Because of his consultancy with the academic Berlin publisher Springer Verlag, Rosbaud was very well connected in German science and knew Debye since at least 1930. He too played a key role in getting Meitner out of Germany, and Debye maintained the relationship with Rosbaud after the war. ‘The close friendship between Rosbaud and Debye makes it almost unquestionable that Debye was an anti-Nazi’, Reiding says.

And he points out that, as testified by other scientists to the FBI in the 1940s, Debye would have been party to some highly sensitive information about the German war technology during his time in Berlin. ‘Therefore’, Reiding says, ‘the hypothesis that Debye was a secret informant for Rosbaud does not appear too bold.’

Although Morris thinks that ‘further evidence would be needed before this case could be proved beyond doubt’, he adds that ‘I feel that there was a rush to judgement that not only failed to take into account all the aspects of Debye’s complex life but also failed to give full weight to the ambiguous nature of life under Nazi rule.’

Others question whether the new details add much to the story. ‘There seem to be two camps: those who hate Debye and deplore his actions as president of the DPG, and those who think he was a saint’, says Henk Lekkerkerker of the Debye Institute. ‘Both opinions are misleading, and the professional historians paint a more subtle and accurate picture.’

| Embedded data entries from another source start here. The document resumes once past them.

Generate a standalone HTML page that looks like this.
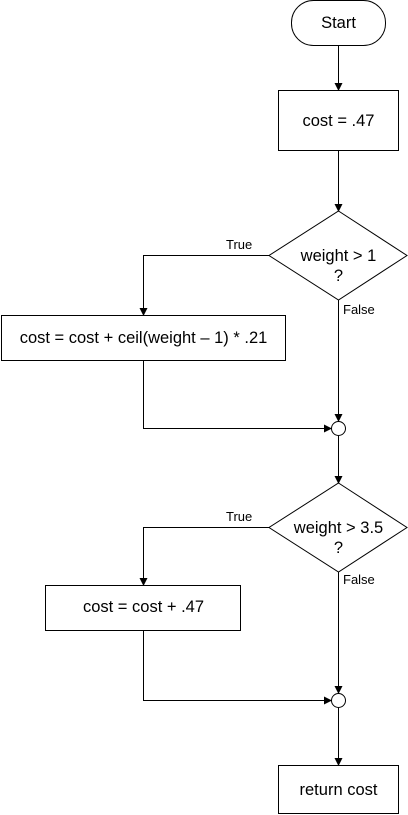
<!DOCTYPE html>
<html><head><style>body{margin:0;background:#fff}svg{display:block}</style></head><body>
<svg width="408" height="815" xmlns="http://www.w3.org/2000/svg" font-family="Liberation Sans, Arial, sans-serif">
<defs><marker id="a" markerWidth="8" markerHeight="8" refX="7" refY="4" orient="auto" markerUnits="userSpaceOnUse"><path d="M0,0 L8,4 L0,8 z" fill="#000"/></marker></defs>
<g fill="none" stroke="#000" stroke-width="1">
<rect x="291.5" y="0.5" width="94" height="45" rx="22" ry="22"/>
<rect x="278.5" y="90.5" width="120" height="60"/>
<polygon points="338.5,211 407,255.5 338.5,300 269,255.5"/>
<rect x="1.5" y="315.5" width="284" height="45"/>
<circle cx="338.5" cy="428.5" r="7"/>
<polygon points="338.5,483 407,527.5 338.5,572 269,527.5"/>
<rect x="45.5" y="585.5" width="195" height="45"/>
<circle cx="338.5" cy="700.5" r="7"/>
<rect x="278.5" y="765.5" width="120" height="48"/>
<path d="M338.5,45 V90" marker-end="url(#a)"/>
<path d="M338.5,151 V211" marker-end="url(#a)"/>
<path d="M269,255.5 H143.5 V315" marker-end="url(#a)"/>
<path d="M338.5,300 V421" marker-end="url(#a)"/>
<path d="M143.5,361 V428.5 H331" marker-end="url(#a)"/>
<path d="M338.5,436 V483" marker-end="url(#a)"/>
<path d="M269,527.5 H143.5 V585" marker-end="url(#a)"/>
<path d="M338.5,572 V693" marker-end="url(#a)"/>
<path d="M143.5,631 V700.5 H331" marker-end="url(#a)"/>
<path d="M338.5,708 V765" marker-end="url(#a)"/>
</g>
<g font-size="16.5" text-anchor="middle" fill="#000">
<text x="338.5" y="28">Start</text>
<text x="338.5" y="126">cost = .47</text>
<text x="338.5" y="261">weight &gt; 1</text>
<text x="338.5" y="281">?</text>
<text x="143.5" y="343">cost = cost + ceil(weight – 1) * .21</text>
<text x="338.5" y="533">weight &gt; 3.5</text>
<text x="338.5" y="553">?</text>
<text x="143.5" y="612">cost = cost + .47</text>
<text x="338.5" y="795">return cost</text>
</g>
<g font-size="13" fill="#000">
<text x="226" y="249">True</text>
<text x="343" y="314">False</text>
<text x="226" y="521">True</text>
<text x="343" y="584">False</text>
</g>
</svg>
</body></html>
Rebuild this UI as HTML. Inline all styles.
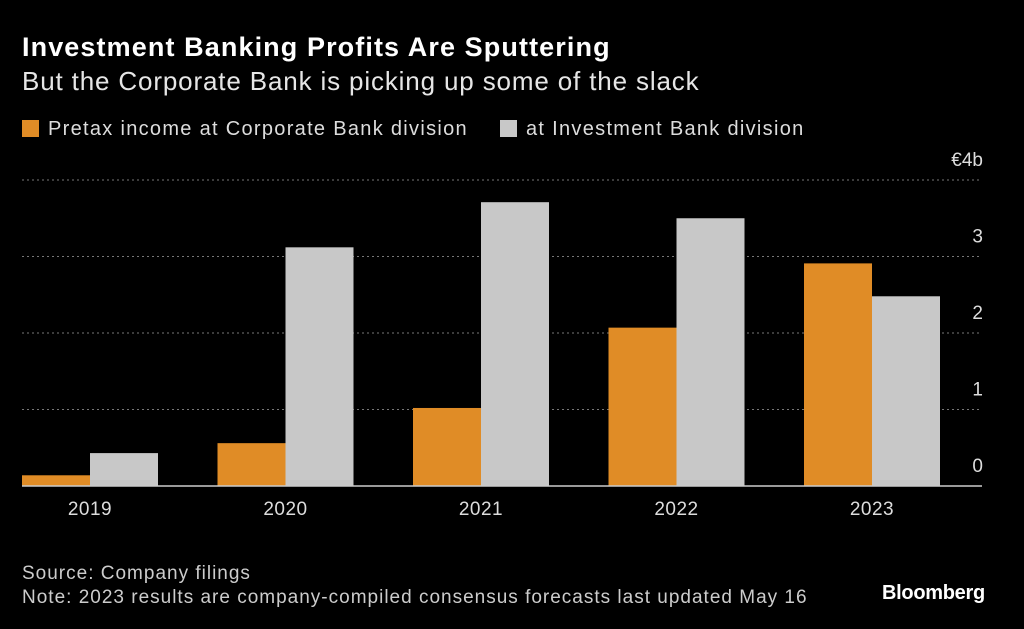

Perhaps ultimately a clue to Debye’s position lies in a letter that he wrote to the physicist Arnold Sommerfeld in December 1939, just before he left Germany for good. His aim, he said, was ‘not to despair and always be ready to grab the Good which whisks by, without granting the Bad any more room than is absolutely necessary. That is a principle of which I have already made much use.’

1. J. Reiding, Ambix 57, 275-300 (2010).